§ **What is asked**: Retype, exactly as they stand, the lines from the start of the data to the line that contains "(0,0) rectangle (1194,432);", both ends included. Leave the pictures out.

§ **Dataset content**:
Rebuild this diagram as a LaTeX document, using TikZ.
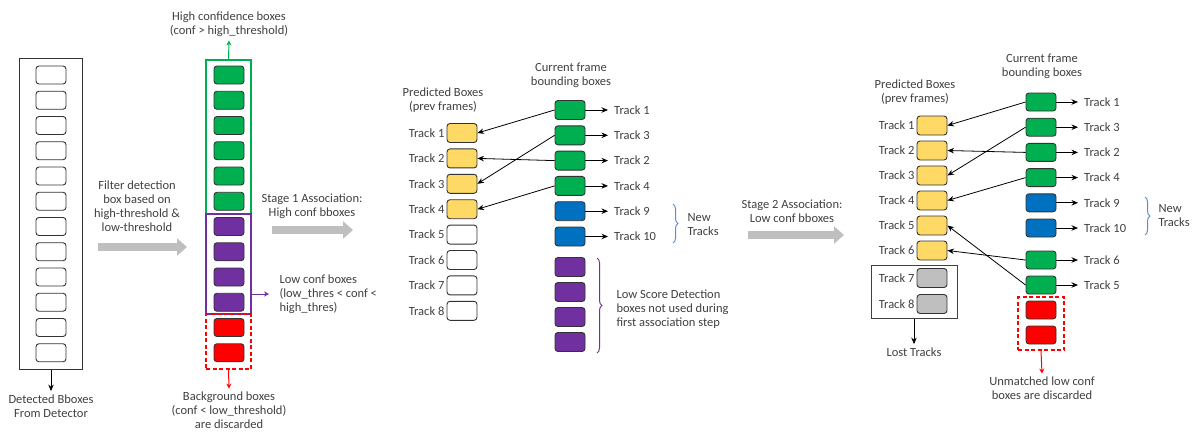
\documentclass[tikz,border=0pt]{standalone}
\usepackage{fontspec}
\setmainfont{Carlito}
\usepackage{xcolor}
\usepackage{tikz}
\usetikzlibrary{arrows.meta,positioning,fit,decorations.pathreplacing}
\definecolor{ogreen}{RGB}{0,176,80}
\definecolor{opurple}{RGB}{112,48,160}
\definecolor{oblue}{RGB}{0,112,192}
\definecolor{oyellow}{RGB}{255,217,102}
\definecolor{ogray}{RGB}{191,191,191}
\definecolor{ored}{RGB}{255,0,0}
\definecolor{braceblue}{RGB}{91,140,210}
\definecolor{txtgray}{RGB}{64,64,64}

\begin{document}
\begin{tikzpicture}[
  x=1pt, y=-1pt,
  font=\fontsize{12.5}{14}\selectfont, text=txtgray,
  bx/.style={rectangle, rounded corners=3pt, draw=black!80, line width=0.9pt,
             minimum width=30pt, minimum height=18pt, inner sep=0pt},
  wbox/.style={bx, fill=white},
  gbox/.style={bx, fill=ogreen},
  pbox/.style={bx, fill=opurple},
  rbox/.style={bx, fill=ored},
  bbox/.style={bx, fill=oblue},
  ybox/.style={bx, fill=oyellow, minimum height=19pt},
  sbox/.style={bx, fill=ogray, minimum height=19pt},
  grp/.style={rectangle, line width=1.2pt, inner sep=0pt},
  txt/.style={align=center},
  lbl/.style={inner sep=2pt},
  arr/.style={-{Stealth[length=6.5pt,width=5.5pt]}, line width=0.8pt, black},
  garr/.style={-{Stealth[length=5pt,width=5pt]}, line width=1pt, ogreen},
  parr/.style={-{Stealth[length=5pt,width=5pt]}, line width=1pt, opurple},
  rarr/.style={-{Stealth[length=5pt,width=5pt]}, line width=1pt, ored},
  bigarr/.style={-{Triangle[length=10pt,width=17pt]}, line width=7.5pt, ogray},
  brc/.style={decorate, decoration={brace, amplitude=5pt}, line width=1pt}
]
\useasboundingbox (0,0) rectangle (1194,432);

% detections from detector
\node[wbox] (d1) at (51,75) {}; \node[wbox] (d2) at (51,100.25) {};
\node[wbox] (d3) at (51,125.5) {}; \node[wbox] (d4) at (51,150.75) {};
\node[wbox] (d5) at (51,176) {}; \node[wbox] (d6) at (51,201.25) {};
\node[wbox] (d7) at (51,226.5) {}; \node[wbox] (d8) at (51,251.75) {};
\node[wbox] (d9) at (51,277) {}; \node[wbox] (d10) at (51,302.25) {};
\node[wbox] (d11) at (51,327.5) {}; \node[wbox] (d12) at (51,352.75) {};
\node[grp, draw=black!80, fit=(d1)(d12), inner xsep=16pt, inner ysep=7pt] (det) {};
\node[txt] (detlbl) at (51,406) {Detected Bboxes\\From Detector};
\draw[arr] (det.south)--(detlbl.north);

\node[txt] (filt) at (137,206.5) {Filter detection\\box based on\\high-threshold \&\\low-threshold};
\coordinate (fa) at (98,247); \coordinate (fb) at (187,247);
\draw[bigarr] (fa)--(fb);

% split by confidence
\node[gbox] (c1) at (229,75) {}; \node[gbox] (c2) at (229,100.25) {};
\node[gbox] (c3) at (229,125.5) {}; \node[gbox] (c4) at (229,150.75) {};
\node[gbox] (c5) at (229,176) {}; \node[gbox] (c6) at (229,201.25) {};
\node[pbox] (c7) at (229,226.5) {}; \node[pbox] (c8) at (229,251.75) {};
\node[pbox] (c9) at (229,277) {}; \node[pbox] (c10) at (229,302.25) {};
\node[rbox] (c11) at (229,327.5) {}; \node[rbox] (c12) at (229,352.75) {};
\node[grp, draw=ogreen, minimum width=45pt, minimum height=154pt] (hi) at (228.5,137) {};
\node[grp, draw=opurple, minimum width=45pt, minimum height=100pt] (lo) at (228.5,264) {};
\node[grp, draw=ored, dash pattern=on 4pt off 2.5pt, minimum width=45pt, minimum height=55pt] (bg) at (228.5,341.5) {};
\node[txt] (hilbl) at (229,24.5) {High confidence boxes\\(conf > high\_threshold)};
\node[txt] (bglbl) at (229,410.5) {Background boxes\\(conf < low\_threshold)\\are discarded};
\node[align=left, anchor=west] (lolbl) at (276,294) {Low conf boxes\\(low\_thres < conf <\\high\_thres)};
\draw[garr] (hi.north)--(hilbl.south);
\draw[rarr] (bg.south)--(bglbl.north);
\draw[parr, shorten >=7pt] (lo.east |- lolbl.west)--(lolbl.west);

\node[txt] (st1) at (312,206) {Stage 1 Association:\\High conf bboxes};
\coordinate (sa) at (272,230); \coordinate (sb) at (353,230);
\draw[bigarr] (sa)--(sb);

% stage 1: predicted boxes
\node[txt] (predA) at (443,100) {Predicted Boxes\\(prev frames)};
\node[ybox] (pa1) at (462,133) {}; \node[lbl, left=0pt of pa1] (lpa1) {Track 1};
\node[ybox] (pa2) at (462,158.4) {}; \node[lbl, left=0pt of pa2] (lpa2) {Track 2};
\node[ybox] (pa3) at (462,183.8) {}; \node[lbl, left=0pt of pa3] (lpa3) {Track 3};
\node[ybox] (pa4) at (462,209.2) {}; \node[lbl, left=0pt of pa4] (lpa4) {Track 4};
\node[wbox, minimum height=19pt] (pa5) at (462,234.6) {}; \node[lbl, left=0pt of pa5] (lpa5) {Track 5};
\node[wbox, minimum height=19pt] (pa6) at (462,260) {}; \node[lbl, left=0pt of pa6] (lpa6) {Track 6};
\node[wbox, minimum height=19pt] (pa7) at (462,285.4) {}; \node[lbl, left=0pt of pa7] (lpa7) {Track 7};
\node[wbox, minimum height=19pt] (pa8) at (462,310.8) {}; \node[lbl, left=0pt of pa8] (lpa8) {Track 8};

% stage 1: current frame boxes
\node[txt] (curA) at (571,75) {Current frame\\bounding boxes};
\node[gbox, minimum height=19pt] (na1) at (570,110) {};
\node[gbox, minimum height=19pt] (na2) at (570,135.3) {};
\node[gbox, minimum height=19pt] (na3) at (570,160.6) {};
\node[gbox, minimum height=19pt] (na4) at (570,185.9) {};
\node[bbox, minimum height=19pt] (na5) at (570,211.2) {};
\node[bbox, minimum height=19pt] (na6) at (570,236.5) {};
\node[pbox, minimum height=19pt] (na7) at (570,267) {};
\node[pbox, minimum height=19pt] (na8) at (570,292) {};
\node[pbox, minimum height=19pt] (na9) at (570,317) {};
\node[pbox, minimum height=19pt] (na10) at (570,342) {};
\node[lbl, anchor=west] (rna1) at (612,110) {Track 1};
\node[lbl, anchor=west] (rna2) at (612,135.3) {Track 3};
\node[lbl, anchor=west] (rna3) at (612,160.6) {Track 2};
\node[lbl, anchor=west] (rna4) at (612,185.9) {Track 4};
\node[lbl, anchor=west] (rna5) at (612,211.2) {Track 9};
\node[lbl, anchor=west] (rna6) at (612,236.5) {Track 10};
\draw[arr, shorten >=4pt] (na1.east)--(rna1.west); \draw[arr, shorten >=4pt] (na2.east)--(rna2.west);
\draw[arr, shorten >=4pt] (na3.east)--(rna3.west); \draw[arr, shorten >=4pt] (na4.east)--(rna4.west);
\draw[arr, shorten >=4pt] (na5.east)--(rna5.west); \draw[arr, shorten >=4pt] (na6.east)--(rna6.west);
\draw[arr] (na1.west)--(pa1.east); \draw[arr] (na2.west)--(pa3.east);
\draw[arr] (na3.west)--(pa2.east); \draw[arr] (na4.west)--(pa4.east);
\coordinate (ba1) at (673,204); \coordinate (ba2) at (673,243);
\draw[brc, braceblue] (ba1)--(ba2);
\node[align=left, anchor=west] (newA) at (684,225) {New\\Tracks};
\coordinate (bp1) at (597,258); \coordinate (bp2) at (597,353);
\draw[brc, opurple] (bp1)--(bp2);
\node[align=left, anchor=west] (lowA) at (613,309) {Low Score Detection\\boxes not used during\\first association step};

\node[txt] (st2) at (792,211) {Stage 2 Association:\\Low conf bboxes};
\coordinate (sc) at (748,235); \coordinate (sd) at (844,235);
\draw[bigarr] (sc)--(sd);

% stage 2: predicted boxes
\node[txt] (predB) at (915,92) {Predicted Boxes\\(prev frames)};
\node[ybox] (pb1) at (932,125.5) {}; \node[lbl, left=0pt of pb1] (lpb1) {Track 1};
\node[ybox] (pb2) at (932,150.5) {}; \node[lbl, left=0pt of pb2] (lpb2) {Track 2};
\node[ybox] (pb3) at (932,175.5) {}; \node[lbl, left=0pt of pb3] (lpb3) {Track 3};
\node[ybox] (pb4) at (932,200.5) {}; \node[lbl, left=0pt of pb4] (lpb4) {Track 4};
\node[ybox] (pb5) at (932,225.5) {}; \node[lbl, left=0pt of pb5] (lpb5) {Track 5};
\node[ybox] (pb6) at (932,250.5) {}; \node[lbl, left=0pt of pb6] (lpb6) {Track 6};
\node[sbox] (pb7) at (932,278) {}; \node[lbl, left=0pt of pb7] (lpb7) {Track 7};
\node[sbox] (pb8) at (932,304) {}; \node[lbl, left=0pt of pb8] (lpb8) {Track 8};
\node[grp, draw=black!75, line width=1pt, minimum width=86pt, minimum height=53pt] (lost) at (914,291.5) {};
\node[txt] (lostlbl) at (914,352) {Lost Tracks};
\draw[arr] (lost.south)--(lostlbl.north);

% stage 2: current frame boxes
\node[txt] (curB) at (1042,66) {Current frame\\bounding boxes};
\node[gbox] (nb1) at (1041,102) {};
\node[gbox] (nb2) at (1041,127.2) {};
\node[gbox] (nb3) at (1041,152.4) {};
\node[gbox] (nb4) at (1041,177.6) {};
\node[bbox] (nb5) at (1041,202.8) {};
\node[bbox] (nb6) at (1041,228) {};
\node[gbox] (nb7) at (1041,260) {};
\node[gbox] (nb8) at (1041,285) {};
\node[rbox] (nb9) at (1041,310) {};
\node[rbox] (nb10) at (1041,335) {};
\node[lbl, anchor=west] (rnb1) at (1082,102) {Track 1};
\node[lbl, anchor=west] (rnb2) at (1082,127.2) {Track 3};
\node[lbl, anchor=west] (rnb3) at (1082,152.4) {Track 2};
\node[lbl, anchor=west] (rnb4) at (1082,177.6) {Track 4};
\node[lbl, anchor=west] (rnb5) at (1082,202.8) {Track 9};
\node[lbl, anchor=west] (rnb6) at (1082,228) {Track 10};
\node[lbl, anchor=west] (rnb7) at (1082,260) {Track 6};
\node[lbl, anchor=west] (rnb8) at (1082,285) {Track 5};
\draw[arr, shorten >=4pt] (nb1.east)--(rnb1.west); \draw[arr, shorten >=4pt] (nb2.east)--(rnb2.west);
\draw[arr, shorten >=4pt] (nb3.east)--(rnb3.west); \draw[arr, shorten >=4pt] (nb4.east)--(rnb4.west);
\draw[arr, shorten >=4pt] (nb5.east)--(rnb5.west); \draw[arr, shorten >=4pt] (nb6.east)--(rnb6.west);
\draw[arr, shorten >=4pt] (nb7.east)--(rnb7.west); \draw[arr, shorten >=4pt] (nb8.east)--(rnb8.west);
\draw[arr] (nb1.west)--(pb1.east); \draw[arr] (nb2.west)--(pb3.east);
\draw[arr] (nb3.west)--(pb2.east); \draw[arr] (nb4.west)--(pb4.east);
\draw[arr] (nb7.west)--(pb6.east); \draw[arr] (nb8.west)--(pb5.east);
\coordinate (bb1) at (1145,197); \coordinate (bb2) at (1145,235);
\draw[brc, braceblue] (bb1)--(bb2);
\node[align=left, anchor=west] (newB) at (1155,216) {New\\Tracks};
\node[grp, draw=ored, dash pattern=on 4pt off 2.5pt, minimum width=46pt, minimum height=53pt] (unfr) at (1041,323.5) {};
\node[txt] (unm) at (1042,388.5) {Unmatched low conf\\boxes are discarded};
\draw[rarr] (unfr.south)--(unm.north);
\end{tikzpicture}
\end{document}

§ **The response**:
Rebuild this diagram as a LaTeX document, using TikZ.
\documentclass[tikz,border=0pt]{standalone}
\usepackage{fontspec}
\setmainfont{Carlito}
\usepackage{xcolor}
\usepackage{tikz}
\usetikzlibrary{arrows.meta,positioning,fit,decorations.pathreplacing}
\definecolor{ogreen}{RGB}{0,176,80}
\definecolor{opurple}{RGB}{112,48,160}
\definecolor{oblue}{RGB}{0,112,192}
\definecolor{oyellow}{RGB}{255,217,102}
\definecolor{ogray}{RGB}{191,191,191}
\definecolor{ored}{RGB}{255,0,0}
\definecolor{braceblue}{RGB}{91,140,210}
\definecolor{txtgray}{RGB}{64,64,64}

\begin{document}
\begin{tikzpicture}[
  x=1pt, y=-1pt,
  font=\fontsize{12.5}{14}\selectfont, text=txtgray,
  bx/.style={rectangle, rounded corners=3pt, draw=black!80, line width=0.9pt,
             minimum width=30pt, minimum height=18pt, inner sep=0pt},
  wbox/.style={bx, fill=white},
  gbox/.style={bx, fill=ogreen},
  pbox/.style={bx, fill=opurple},
  rbox/.style={bx, fill=ored},
  bbox/.style={bx, fill=oblue},
  ybox/.style={bx, fill=oyellow, minimum height=19pt},
  sbox/.style={bx, fill=ogray, minimum height=19pt},
  grp/.style={rectangle, line width=1.2pt, inner sep=0pt},
  txt/.style={align=center},
  lbl/.style={inner sep=2pt},
  arr/.style={-{Stealth[length=6.5pt,width=5.5pt]}, line width=0.8pt, black},
  garr/.style={-{Stealth[length=5pt,width=5pt]}, line width=1pt, ogreen},
  parr/.style={-{Stealth[length=5pt,width=5pt]}, line width=1pt, opurple},
  rarr/.style={-{Stealth[length=5pt,width=5pt]}, line width=1pt, ored},
  bigarr/.style={-{Triangle[length=10pt,width=17pt]}, line width=7.5pt, ogray},
  brc/.style={decorate, decoration={brace, amplitude=5pt}, line width=1pt}
]
\useasboundingbox (0,0) rectangle (1194,432);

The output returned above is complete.